The ICSC Florida 2025 convention brought together more than 4,000 industry professionals in Orlando for three days of deal-making, trend exploration, and networking. The event highlighted Florida’s outsized role in retail, with nearly 1.3 billion square feet of inventory, representing 11% of total U.S. retail space, and accounting for 26% of new supply in the first half of 2025. Statewide vacancies have held below 4% since 2021, reflecting strong demand and limited availability. However, asking rents grew 0.9% in the first half of 2025, more than double the national average, underscoring the state’s resilience and continued outperformance.
Against this backdrop, retail leaders shared forward-looking insights on the evolving marketplace and the industry’s future. Here are 10 key takeaways from ICSC@FLORIDA:
- Rates Remain the Wild Card: Interest rates continue to dictate deal velocity. A modest 25–50 basis points cut could encourage more net lease activity, but spreads and lender caution still constrain capital flows.
- Sales Tax on Commercial Leases Eliminated: Starting October 1, 2025, House Bill 7031 will remove Florida’s sales tax on commercial leases. The policy is expected to save businesses roughly $1.3 billion annually, lower occupancy costs, and enhance the competitiveness of Florida’s retail and commercial markets.
- Florida Continues to Attract Capital: Investors prioritize Florida thanks to population growth, high occupancy, and favorable demographics. Family offices remain especially active, treating Florida as a long-term generational wealth play.

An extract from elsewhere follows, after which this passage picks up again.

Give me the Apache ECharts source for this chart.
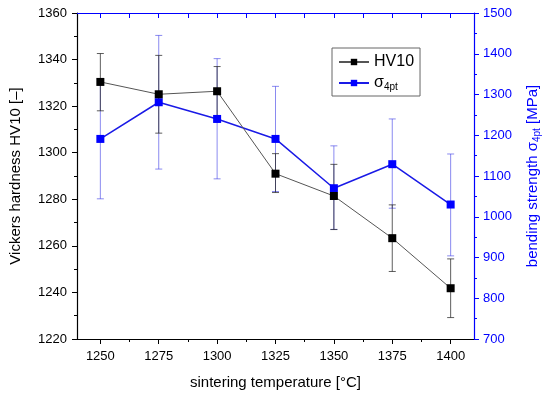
<!DOCTYPE html>
<html><head><meta charset="utf-8">
<script src="https://cdn.jsdelivr.net/npm/echarts@6/dist/echarts.min.js"></script>
<style>html,body{margin:0;padding:0;background:#fff}#c{width:550px;height:397px}</style>
</head><body><div id="c"></div>
<script>
const temps = [1250, 1275, 1300, 1325, 1350, 1375, 1400];
const hv = [1330.4, 1325.1, 1326.4, 1291.0, 1281.4, 1263.3, 1241.8];
const hvHigh = [1342.6, 1341.8, 1337.0, 1299.6, 1295.0, 1277.6, 1254.4];
const hvLow = [1318.0, 1308.4, 1315.8, 1282.9, 1267.0, 1249.0, 1229.2];
const sigma = [1191, 1281, 1240, 1191, 1070, 1129, 1030];
const sigmaHigh = [1338, 1445, 1388, 1320, 1174, 1240, 1154];
const sigmaLow = [1044, 1117, 1093, 1062, 969, 1021, 904];
const xMajor = [1250, 1275, 1300, 1325, 1350, 1375, 1400];
const xMinor = [1262.5, 1287.5, 1312.5, 1337.5, 1362.5, 1387.5];

const FONT = '"Liberation Sans", Arial, sans-serif';
const BLUE = '#0000ff';
const plain = v => String(v);

function errBar(color) {
  return function (params, api) {
    const x = api.value(0), lo = api.value(1), hi = api.value(2);
    const pLo = api.coord([x, lo]), pHi = api.coord([x, hi]);
    const w = 3.5;
    const st = { stroke: color, lineWidth: 1 };
    return { type: 'group', children: [
      { type: 'line', shape: { x1: pLo[0], y1: pLo[1], x2: pHi[0], y2: pHi[1] }, style: st },
      { type: 'line', shape: { x1: pLo[0] - w, y1: pLo[1], x2: pLo[0] + w, y2: pLo[1] }, style: st },
      { type: 'line', shape: { x1: pHi[0] - w, y1: pHi[1], x2: pHi[0] + w, y2: pHi[1] }, style: st }
    ]};
  };
}

const chart = echarts.init(document.getElementById('c'));
chart.setOption({
  animation: false,
  textStyle: { fontFamily: FONT },
  grid: { left: 71, right: 72, top: 13, bottom: 58 },
  legend: {
    left: 332, top: 48, orient: 'vertical', itemGap: 5,
    borderColor: '#666', borderWidth: 1, padding: [6, 6, 4, 6],
    itemWidth: 30, itemHeight: 8,
    data: ['HV10', 'sigma'],
    formatter: n => n === 'HV10' ? 'HV10' : '{s|σ}{sub|4pt}',
    textStyle: { fontSize: 16, color: '#000', fontFamily: FONT,
      rich: { s: { fontSize: 16, fontFamily: FONT }, sub: { fontSize: 10, verticalAlign: 'bottom', padding: [8, 0, 0, 0], fontFamily: FONT } } }
  },
  xAxis: [
    { type: 'value', min: 1240, max: 1410, position: 'bottom',
      name: 'sintering temperature [°C]', nameLocation: 'middle', nameGap: 36,
      nameTextStyle: { fontSize: 15, color: '#000', fontFamily: FONT },
      axisLine: { onZero: false, lineStyle: { color: '#000', width: 1.2 } },
      axisTick: { customValues: xMajor, length: 5, lineStyle: { color: '#000' } },
      axisLabel: { customValues: xMajor, fontSize: 13, color: '#000', margin: 11, fontFamily: FONT, formatter: plain },
      splitLine: { show: false } },
    { type: 'value', min: 1240, max: 1410, position: 'bottom',
      axisLine: { show: false },
      axisTick: { customValues: xMinor, length: 3, lineStyle: { color: '#000' } },
      axisLabel: { show: false }, splitLine: { show: false } },
    { type: 'value', min: 1240, max: 1410, position: 'top',
      axisLine: { onZero: false, lineStyle: { color: BLUE, width: 1.2 } },
      axisTick: { customValues: xMajor.concat(xMinor), inside: true, length: 5, lineStyle: { color: BLUE } },
      axisLabel: { show: false }, splitLine: { show: false } }
  ],
  yAxis: [
    { type: 'value', min: 1220, max: 1360, interval: 20, position: 'left',
      name: 'Vickers hardness HV10 [–]', nameLocation: 'middle', nameGap: 54, nameRotate: 90,
      nameTextStyle: { fontSize: 15, color: '#000', fontFamily: FONT },
      axisLine: { show: true, lineStyle: { color: '#000', width: 1.2 } },
      axisTick: { show: true, length: 5, lineStyle: { color: '#000' } },
      minorTick: { show: true, splitNumber: 2, length: 3, lineStyle: { color: '#000' } },
      axisLabel: { fontSize: 13, color: '#000', margin: 10, fontFamily: FONT, formatter: plain },
      splitLine: { show: false } },
    { type: 'value', min: 700, max: 1500, interval: 100, position: 'right',
      name: 'bending strength σ{sub|4pt} [MPa]', nameLocation: 'middle', nameGap: 50, nameRotate: 90,
      nameTextStyle: { fontSize: 15, color: BLUE, fontFamily: FONT,
        rich: { sub: { fontSize: 10, color: BLUE, verticalAlign: 'bottom', padding: [8, 0, 0, 0] } } },
      axisLine: { show: true, lineStyle: { color: BLUE, width: 1.2 } },
      axisTick: { show: true, length: 5, lineStyle: { color: BLUE } },
      minorTick: { show: true, splitNumber: 2, length: 3, lineStyle: { color: BLUE } },
      axisLabel: { fontSize: 13, color: BLUE, margin: 9, fontFamily: FONT, formatter: plain },
      splitLine: { show: false } }
  ],
  series: [
    { type: 'custom', name: 'sigmaErr', yAxisIndex: 1, renderItem: errBar('rgba(60,60,230,0.6)'),
      data: temps.map((t, i) => [t, sigmaLow[i], sigmaHigh[i]]), z: 1, silent: true },
    { type: 'custom', name: 'hvErr', yAxisIndex: 0, renderItem: errBar('rgba(40,40,40,0.75)'),
      data: temps.map((t, i) => [t, hvLow[i], hvHigh[i]]), z: 2, silent: true },
    { type: 'line', name: 'sigma', yAxisIndex: 1, data: temps.map((t, i) => [t, sigma[i]]),
      symbol: 'rect', symbolSize: 8, itemStyle: { color: BLUE }, lineStyle: { color: '#1a1ae6', width: 1.5 }, z: 3 },
    { type: 'line', name: 'HV10', yAxisIndex: 0, data: temps.map((t, i) => [t, hv[i]]),
      symbol: 'rect', symbolSize: 8, itemStyle: { color: '#000' }, lineStyle: { color: '#555', width: 1 }, z: 4 }
  ]
});
</script></body></html>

- Buyers and Sellers Are Still Far Apart: Supply of listings is outpacing demand, with sellers holding firm on pricing while buyers initially seek deeper discounts. Most deals eventually settle closer to asking, underscoring the resilience of well-located assets.
- Flight to Stability Is Evident: Ground leases with blue-chip tenants like McDonald’s and Chick-fil-A continue to command premium pricing, reflecting investor appetite for certainty and tax-advantaged wealth preservation.
- Market Opportunities Require Nuance: Sarasota, Wesley Chapel, and Orlando’s suburban corridors are growth hotspots. Meanwhile, data centers may be overhyped, while value-added retail remains attractive but hard to source.
- Patience Will Pay Off: Panelists stressed persistence, noting that slow markets often set the stage for bursts of deal activity. Owners were encouraged to address portfolio needs proactively rather than waiting on loan maturities.
- Social Media Is Driving Real-World Deals: From LinkedIn thought leadership to Instagram storytelling, brokers use digital platforms to generate calls, meetings, and deal flow. The focus is shifting from “likes” to meaningful offline engagement.
- Audience Definition Matters in CRE Branding: Successful social strategies hinge on knowing who you’re speaking to—CEOs, brokers, or local communities. Tailored content is proving more effective than one-size-fits-all messaging.
- Generational Spending Power Shapes Strategy: Boomers and Gen X still control most U.S. wealth, while Millennials and Gen Z drive demand for experiential and “enjoyment retail.” Landlords are curating tenant mixes to resonate across age groups.